ART BTEC 2015 intake!

ART BTEC 2015 intake!

Thursday, 3 November 2016

Moving into 3D

It has been good to see some of the relief work you have produced this week, many of the grey card constructions are really sophisticated pieces. Strong photos of this work will look great in your portfolios in 12 months time.

The next challenge is moving fully into 3 dimensions to create a free standing sculpture. Obviously what you have learnt from creating the relief work will be vital, but there are a host of new things to consider as well. Here is a brief guide to a few of them:

BALANCE: The visual impression a sculpture gives to the viewer can be altered radically by how the piece is supported, pieces that are balanced on a few small points of contact with the ground tend to look more dynamic (for example the Eduardo Chillida piece below), whilst a sculpture with a large heavy base tends to give a much more stable, secure impression.
Eduardo Chillida

TENSION: Related to balance, this can refer to visual tension created by the impression that a structure is unstable. It can also be a reference to physical tension created by construction techniques, for example in this piece by Naum Gabo where the interconnecting wires are tensioned between the more substantial elements:
Naum Gabo

WEIGHT: This can refer to the physical weight of the sculpture (or elements of it), but more commonly would be used to describe the "visual weight", so a chunky solid volume (see the David Smith piece below) would tend to have more weight than a delicate linear element such as the wires in the Naum Gabo sculpture (above).

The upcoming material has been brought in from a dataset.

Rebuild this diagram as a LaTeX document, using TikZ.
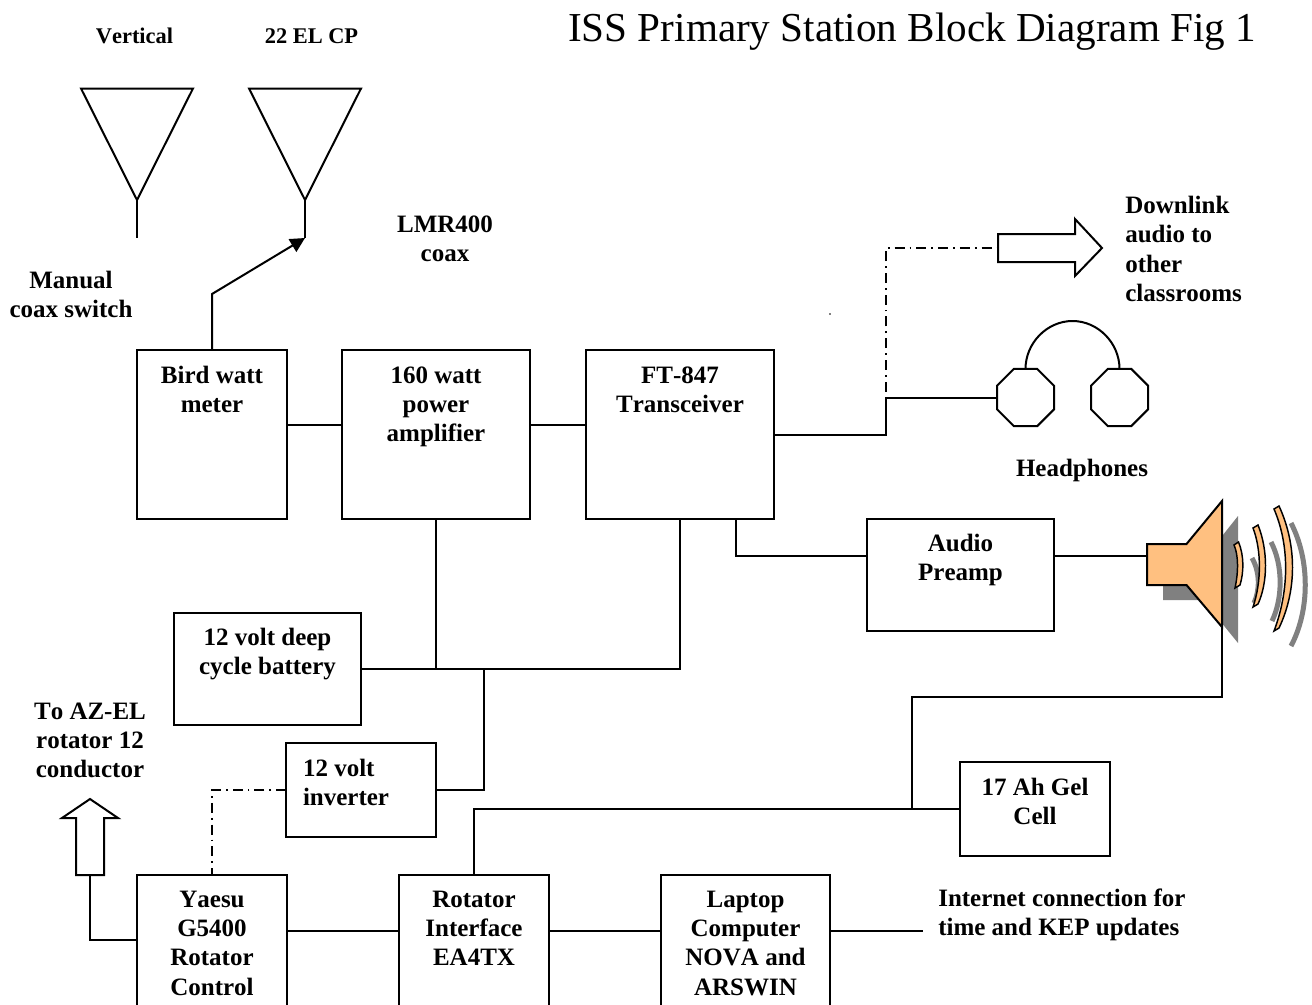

SPACE: The elements of a sculpture interact with the space that surrounds them. Space is the unspoken part of any sculpture. Making interesting spaces between the elements of a sculpture is as important as the elements themselves. The way Deacon's open construction below allows your eye to move through the piece above is a good illustration of this.

Richard Deacon
VOLUMES/PLANES: These are elements of several of the sculptures illustrated. Some like the David Smith piece are constructed entirely from Volumes, others such as the head by Gabo or Alexander Calder's "Canine" rely exclusively on planes of material to create the sculpture. Interesting work can be created by combining volumes with planes and even linear elements such as those employed by Gabo.
Alexander Calder
David Smith

Naum Gabo
REPETITION: This is a useful way of making visual connections between different areas of your sculpture or adding visual emphasis and can be seen in the multiple globes in the Anish Kapoor piece below.

Anish Kapoor

CONSTRUCTION: This is vital. Whether sculptures actually stand, connect, balance and stay intact is dependent on how effectively they are constructed. With your own work you will find that measuring, cutting neatly and utilising joining techniques such as slotting and interlocking should minimise the need for glue and help you towards the best possible work.

RHYTHM: In the same way that the abstract paintings we did in the first project had "Visual Rhythm" the same is true of 3 Dimensional Fine Art work. Directional elements can be used to lead the eye and repetition can create visual relationships. The steamed wood sculptures of Richard Deacon are a particularly good example of this.

Richard Deacon

SCALE: How we relate to sculpture is heavily dictated by its scale. Our reaction to a delicate piece we could hold in our palm (such as Tim Hawkinson's bird made of nail clippings) will be very different to how we respond to a piece such as Anthony Gormley's towering "Angel of the North" which is set on a hill top looming over Newcastle.


Anthony Gormley - Angel of the North
Tim Hawkinson
SURFACE: The materials sculptors choose and the textures these give to their work play a major role in how we, as the viewers, respond to 3 Dimensional work. Consider the contrast between the highly polished metallic surfaces in Anish Kapoor's piece compared to the steam treated wood in the second Richard Deacon piece illustrated.